I also came across a huge pile of personal paperwork that I had presumably kept at work in order to shred it. I finally sorted through it on Friday, and it was like looking into someone else's life. Except it was my life - how it used to be before I met the Other Half and things took a dramatic turn for the better. I found bank statements from the joint account I had with the Ex. Old mobile phone bills without the Other Half's number on them anywhere. The confirmation of the cancellation of the holiday that we were supposed to go on in November 2004, that had to be ditched when I came back from a work trip in the August and pulled the rug out from under the Ex's life by telling him I was leaving. The whole process was a weird little wander through how things used to be, and underlined just how much my life has changed since I started this job back in October 2002. Back then, I was married. I had pretty much accepted that this was as good as my life was going to get. I thought I was settled, but I now realise that I couldn't have been further from the truth. That whole part of my life seems distant to me, as if I watched it happen to someone else. In a way, that's exactly what I did.

I start my new job on Monday of next week. I'm not the same person any more, and I couldn't be happier about it.

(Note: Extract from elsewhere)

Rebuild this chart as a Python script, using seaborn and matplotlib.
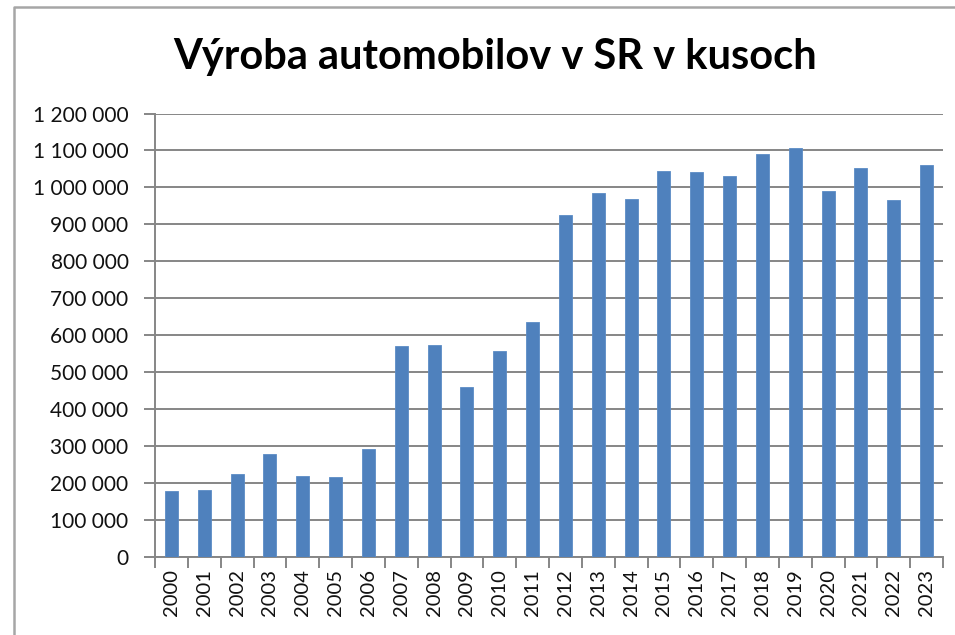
#Chart: car production in Slovakia (pieces), 2000-2023
import numpy as np
import pandas as pd
import matplotlib
matplotlib.use("Agg")
import matplotlib.pyplot as plt
from matplotlib.ticker import FuncFormatter, MultipleLocator, FixedLocator
from matplotlib.lines import Line2D
import seaborn as sns

#Values
years = [str(y) for y in range(2000, 2024)]
produced = [178000, 181000, 224000, 280000, 220000, 217000, 292000, 570000,
            573000, 459000, 558000, 637000, 925000, 986000, 970000, 1044000,
            1042000, 1032000, 1090000, 1107000, 990000, 1052000, 967000, 1061000]
title = "Výroba automobilov v SR v kusoch"

df = pd.DataFrame({"Rok": years, "Kusy": produced})

sns.set_style("white")
plt.rcParams['font.family'] = ['Lato', 'DejaVu Sans']

fig = plt.figure(figsize=(9.55, 6.35), dpi=100)
ax = fig.add_axes([155/955, 78/635, 788/955, 443.5/635])

sns.barplot(data=df, x="Rok", y="Kusy", color="#4F81BD", width=0.4,
            saturation=1, edgecolor="#5B8CC6", linewidth=0.6, ax=ax, zorder=3)

grey = "#868686"
ax.set_ylim(0, 1200000)
ax.set_xlim(-0.5, len(years) - 0.5)
ax.yaxis.set_major_locator(MultipleLocator(100000))
ax.yaxis.set_major_formatter(FuncFormatter(lambda v, p: f"{int(v):,}".replace(",", " ")))
ax.grid(axis="y", color=grey, linewidth=1.4, zorder=0)
ax.set_axisbelow(True)

#tick marks sit between the categories, like Excel
ax.xaxis.set_minor_locator(FixedLocator(np.arange(-0.5, len(years), 1)))
ax.tick_params(axis="x", which="major", length=0, pad=9, labelsize=14.5,
               labelrotation=90, labelcolor="#111111")
ax.tick_params(axis="x", which="minor", length=8, width=1.4, color=grey,
               direction="out", bottom=True)
ax.tick_params(axis="y", length=8, width=1.4, color=grey, direction="out",
               left=True, pad=11, labelsize=15, labelcolor="#111111")

for side in ["top", "right"]:
    ax.spines[side].set_visible(False)
for side in ["left", "bottom"]:
    ax.spines[side].set_color(grey)
    ax.spines[side].set_linewidth(1.4)

ax.set_xlabel("")
ax.set_ylabel("")

fig.text(495/955, 1 - 57/635, title, ha="center", va="center",
         fontsize=30, fontweight="bold", color="#000000")

#chart area frame (left and top edge are visible)
fx = 14/955
fy = 1 - 7/635
fig.add_artist(Line2D([fx, fx, 1.0], [0.0, fy, fy], transform=fig.transFigure,
                      color="#a6a6a6", linewidth=1.8))

fig.savefig("out.png", dpi=100)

I truly am more settled now than I have ever been. The Ex and I have remembered how it is to be friends with one another. Small Person is a joy, and the Other Half brings me more happiness and stability than I ever thought I would know. For once, it's all good.

In other news, ooh, aren't the nights starting to draw in?

* Isn't this just a nice way of saying "lazy bastard who can't be arsed to throw anything away, like that Mr Trebus off of A Life of Grime that I spent four hours watching on UKTV People today"? I mean, I haven't got a collection of rusty bedframes and old mopeds and carrier bags with poo in them or anything, but I am fucking rubbish at filing my paperwork or folding up clothes and putting them away. In which case, "compulsive hoarder" sounds a bit strong. Maybe....um....ooh! I know! I am a collector. Yes.